Moby Dick is the most famous work by American novelist Herman Melville. It is a classic of nineteenth century literature, a compendium of scientific knowledge, and, printed as it often is in the form of a book, it could also successfully function as a gun emplacement or as a chock while you change a tyre.
What I mean is that, as far as novels go, it is what we professionals call “a long one”, and so it’s essential we get on with analysing it straight away in case bad light stops play fourteen minutes before stumps.

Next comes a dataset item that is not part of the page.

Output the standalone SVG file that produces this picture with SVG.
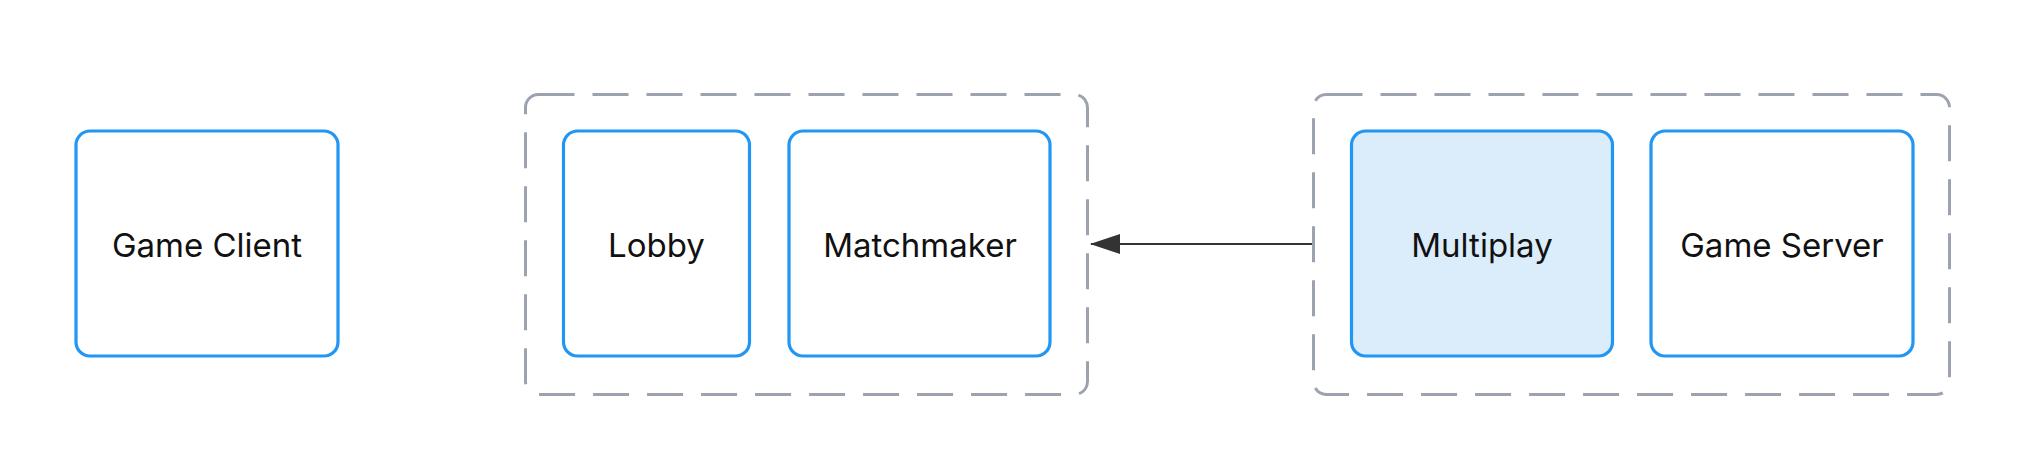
<svg xmlns="http://www.w3.org/2000/svg" width="2025" height="469" viewBox="0 0 2025 469">
<defs>
<style>
.grp{fill:none;stroke:#9ca3af;stroke-width:3;stroke-dasharray:36 18}
.box{fill:#ffffff;stroke:#2196f3;stroke-width:3.2}
.hl{fill:#dbecfb}
.lbl{font-family:Inter,"Noto Sans",sans-serif;font-size:33px;fill:#111111;text-anchor:middle}
.edge{fill:none;stroke:#333333;stroke-width:2.2}
</style>
<marker id="arr" viewBox="0 0 30 20" refX="29" refY="10" markerWidth="30" markerHeight="20" markerUnits="userSpaceOnUse" orient="auto">
<path d="M0,0 L30,10 L0,20 Z" fill="#333333"/>
</marker>
</defs>
<rect width="2025" height="469" fill="#ffffff"/>
<g id="group-lobby"><rect class="grp" x="525.5" y="94.5" width="562" height="300" rx="13"/></g>
<g id="group-multiplay"><rect class="grp" x="1313.5" y="94.5" width="636" height="300" rx="13"/></g>
<g id="node-game-client"><rect class="box" x="76" y="131" width="262" height="225" rx="14"/><text class="lbl" x="207" y="257">Game Client</text></g>
<g id="node-lobby"><rect class="box" x="563.5" y="131" width="186" height="225" rx="14"/><text class="lbl" x="656.5" y="257">Lobby</text></g>
<g id="node-matchmaker"><rect class="box" x="789" y="131" width="261" height="225" rx="14"/><text class="lbl" x="920" y="257">Matchmaker</text></g>
<g id="node-multiplay"><rect class="box hl" x="1351.5" y="131" width="261" height="225" rx="14"/><text class="lbl" x="1482" y="257">Multiplay</text></g>
<g id="node-game-server"><rect class="box" x="1651" y="131" width="262" height="225" rx="14"/><text class="lbl" x="1782" y="257">Game Server</text></g>
<g id="connectors"><line class="edge" x1="1312" y1="244" x2="1091" y2="244" marker-end="url(#arr)"/></g>
</svg>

The story, which is quite simple, is as follows. Captain Ahab, a man of the sea, is possessed by the idea of exacting revenge on his mortal enemy, Moby Dick. Now, Moby Dick is dark, handsome, mysterious, and, would you believe it, a sperm whale. The reason that Mr Ahab and Mr Dick have become enemies is that previously the whale tore off Mr Ahab’s leg, a sexual move which even back in the nineteenth century was considered treacherous, or at least impolitic.

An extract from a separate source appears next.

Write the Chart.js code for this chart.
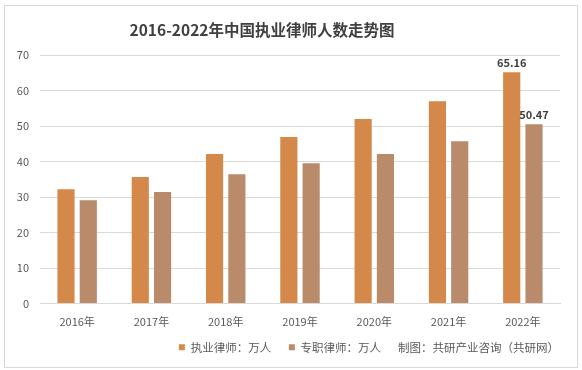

Captain Ahab assembles a crack team of whale hunters to help him in his revenge mission, including our friend Ishmael, a harpooner called Quequeeg (who I’m certain sleeps with Ishmael in the second chapter), Starbuck, Flask, Stubb, and sundry others.

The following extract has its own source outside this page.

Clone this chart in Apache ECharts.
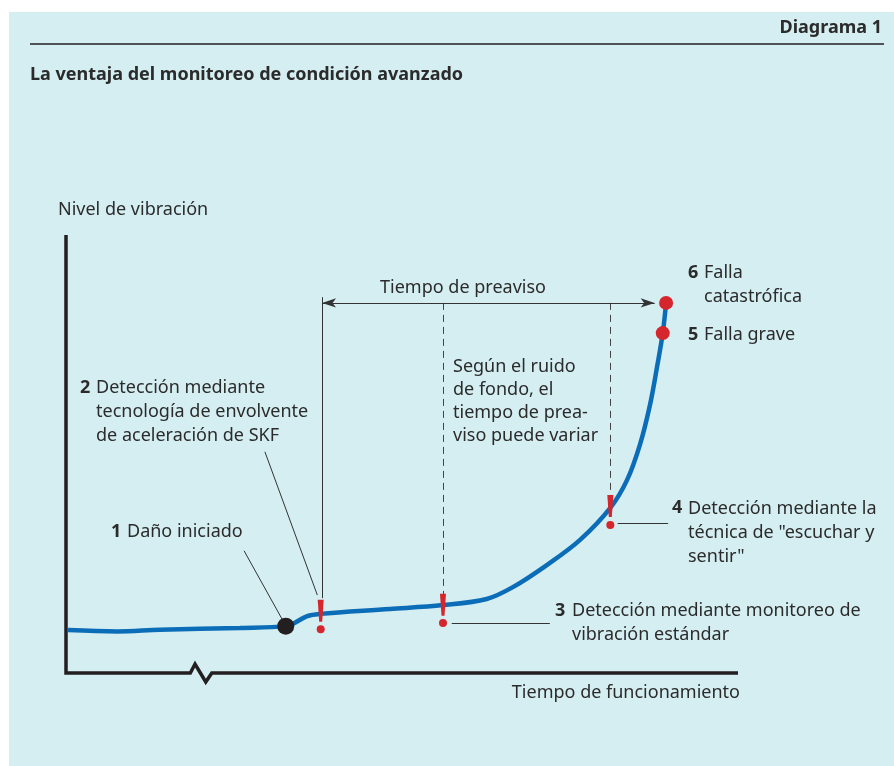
<!DOCTYPE html>
<html>
<head>
<meta charset="utf-8">
<script src="https://cdn.jsdelivr.net/npm/echarts@6/dist/echarts.min.js"></script>
<style>
  html, body { margin: 0; padding: 0; background: #fff; }
  #chart { width: 894px; height: 766px; }
</style>
</head>
<body>
<div id="chart"></div>
<script>
// curva de vibración: [tiempo, nivel] (escala 0-100)
const curva = [
  [0.3, 9.8], [7.6, 9.5], [14, 9.9], [25.9, 10.3], [32.7, 10.7],
  [35.9, 13.0], [37.8, 13.5], [48.2, 14.6], [56.1, 15.5], [62.6, 16.9],
  [66.5, 19.6], [71.6, 24.7], [76.5, 30.4], [81.0, 37.7], [83.5, 44.1],
  [85.4, 52.1], [86.9, 61.2], [88.0, 70.3], [88.8, 77.6], [89.3, 84.5]
];
// ejes con corte en el eje de tiempo
const ejes = [[0, 100], [0, 0], [18.5, 0], [19.2, 2.05], [20.8, -2.05], [21.7, 0], [100, 0]];
const danoIniciado = [[32.7, 10.7]];
const fallas = [[88.8, 77.6], [89.3, 84.5]];
// detecciones (!) : tiempo, nivel de la barra, nivel del punto
const detecciones = [[37.9, 14.2, 10.0], [56.1, 15.6, 11.4], [81.0, 38.1, 33.8]];
const preaviso = { inicio: 38.1, fin: 87.6, nivel: 84.5 };
const guias = [
  [[26.5, 27.9], [32.3, 11.9]],
  [[29.6, 50.5], [37.4, 17.8]],
  [[57.4, 11.4], [72.0, 11.4]],
  [[82.1, 34.2], [89.6, 34.2]]
];
const verticales = [
  { x: 38.1, y1: 85.8, y2: 17.1, dashed: false },
  { x: 56.1, y1: 84.5, y2: 17.8, dashed: true },
  { x: 81.0, y1: 84.5, y2: 40.9, dashed: true }
];

const FONT = 'Noto Sans';
const TXT = '#2b2b2b';

const chart = echarts.init(document.getElementById('chart'));

function texto(x, y, text, opts) {
  return {
    type: 'text', x: x, y: y, silent: true,
    style: Object.assign({
      text: text, fill: TXT, font: '18px "' + FONT + '"',
      verticalAlign: 'middle', align: 'left', lineHeight: 24
    }, opts || {})
  };
}
const bold = (s) => ({ font: 'bold ' + s + 'px "' + FONT + '"' });

const graphics = [
  { type: 'rect', shape: { x: 9, y: 12, width: 885, height: 754 }, style: { fill: '#d5eef2' }, z: -10, silent: true },
  { type: 'line', shape: { x1: 30, y1: 44, x2: 884, y2: 44 }, style: { stroke: '#231f20', lineWidth: 1.5 }, silent: true },
  texto(882, 28, 'Diagrama 1', Object.assign(bold(18), { align: 'right' })),
  texto(30, 75, 'La ventaja del monitoreo de condición avanzado', bold(18)),
  texto(58, 210, 'Nivel de vibración'),
  texto(740, 693, 'Tiempo de funcionamiento', { align: 'right' }),
  texto(463, 288, 'Tiempo de preaviso', { align: 'center' }),
  texto(688, 273, '6', bold(18)),
  texto(704, 285, 'Falla\ncatastrófica'),
  texto(688, 335, '5', bold(18)),
  texto(704, 335, 'Falla grave'),
  texto(80, 388, '2', bold(18)),
  texto(96, 412, 'Detección mediante\ntecnología de envolvente\nde aceleración de SKF'),
  texto(453, 401.5, 'Según el ruido\nde fondo, el\ntiempo de prea-\nviso puede variar', { lineHeight: 23 }),
  texto(111, 532, '1', bold(18)),
  texto(127, 532, 'Daño iniciado'),
  texto(555, 611, '3', bold(18)),
  texto(572, 623, 'Detección mediante monitoreo de\nvibración estándar'),
  texto(672, 508, '4', bold(18)),
  texto(688, 532.5, 'Detección mediante la\ntécnica de "escuchar y\nsentir"')
];

const lineasGuia = guias.map(g => [{ coord: g[0] }, { coord: g[1] }]);
const lineasVert = verticales.map(v => [
  { coord: [v.x, v.y1], lineStyle: { type: v.dashed ? [7, 5] : 'solid', color: v.dashed ? '#444' : '#333', width: 1 } },
  { coord: [v.x, v.y2] }
]);

chart.setOption({
  backgroundColor: '#fff',
  animation: false,
  graphic: graphics,
  grid: { left: 66, right: 156, top: 235, bottom: 93 },
  xAxis: { type: 'value', min: 0, max: 100, show: false },
  yAxis: { type: 'value', min: 0, max: 100, show: false },
  series: [
    {
      name: 'ejes', type: 'line', data: ejes, symbol: 'none', clip: false,
      lineStyle: { color: '#231f20', width: 3.5, join: 'miter' }, z: 3
    },
    {
      name: 'guias', type: 'line', data: [], clip: false,
      markLine: {
        silent: true, symbol: ['none', 'none'], label: { show: false },
        lineStyle: { color: '#333', width: 1, type: 'solid' },
        data: lineasGuia.concat(lineasVert)
      }
    },
    {
      name: 'preaviso', type: 'line', data: [], clip: false,
      markLine: {
        silent: true, symbol: ['arrow', 'arrow'], symbolSize: [7, 14], label: { show: false },
        lineStyle: { color: '#333', width: 1.2, type: 'solid' },
        data: [[{ coord: [preaviso.inicio, preaviso.nivel] }, { coord: [preaviso.fin, preaviso.nivel] }]]
      }
    },
    {
      name: 'vibración', type: 'line', data: curva, smooth: 0.35, symbol: 'none', clip: false,
      lineStyle: { color: '#0b6db7', width: 4.5 }, z: 5
    },
    {
      name: 'daño', type: 'scatter', data: danoIniciado, symbolSize: 17,
      itemStyle: { color: '#231f20', opacity: 1 }, z: 6
    },
    {
      name: 'fallas', type: 'scatter', data: fallas, symbolSize: 14,
      itemStyle: { color: '#d6262d', opacity: 1 }, z: 6
    },
    {
      name: 'excl-barra', type: 'scatter', data: detecciones.map(d => [d[0], d[1]]),
      symbol: 'path://M0,0 L10,0 L7.5,40 L2.5,40 Z', symbolSize: [6, 22], symbolKeepAspect: false,
      itemStyle: { color: '#d6262d', opacity: 1 }, z: 7
    },
    {
      name: 'excl-punto', type: 'scatter', data: detecciones.map(d => [d[0], d[2]]),
      symbolSize: 8, itemStyle: { color: '#d6262d', opacity: 1 }, z: 7
    }
  ]
});
</script>
</body>
</html>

Just after they set sail, there’s a great big meeting at which Captain Ahab enlists the support of his crew for the brutal murder of Mr Dick. Everyone is thoroughly enthused, except for Starbuck, who is more interested in expanding his vast coffee shop empire and has no time for quarrels.
To cut a dreary story short, after a great deal of prancing about in boats, Captain Ahab shoots a harpoon at Moby Dick, gets tangled up in the rope, and Moby Dick drags him down into the ocean, where he either drowns or is eaten by mermaids – Melville doesn’t offer clarification on this point. Ishmael survives the shipwreck by clinging to a coffin, which is symbolic of something – existential despair, I guess, or the Common Agricultural Policy.
That, you see, is the trick with Moby Dick. Melville certainly does imply that his novel is a simple story of a whale and the man who hunts him down, with some contextual information inserted here and there. (Melville appears to have learnt the art of whaling from the Encyclopedia Britannica, and he has helpfully copied it all down for you.)
However, asserting this fact in literary circles will see you being uninvited to book club meetings faster than you can say, “Marieke Hardy is overrated, isn’t she?” You have to remember that everything in Moby Dick is a symbol of one kind or another. Ishmael symbolises Solitude and Self-Reliance, Quequeeg represents Charity and Hospitality, and Moby Dick, in a complex literary manoeuvre that saw its author being nominated for a Daytime Emmy, symbolises both the Dewey Decimal System and Lutherans.
Now if, after all that, you feel you can’t commit yourself to the novel itself, then I urge you to at least consider going to the upcoming stage adaptation, Moby!. The great Shakespearian actor Sir Ian McKellen has been cast in the role of Ahab, while Moby Dick will be played by Joe Hockey and Gina Rinehart lashed together with some heavy nautical rope.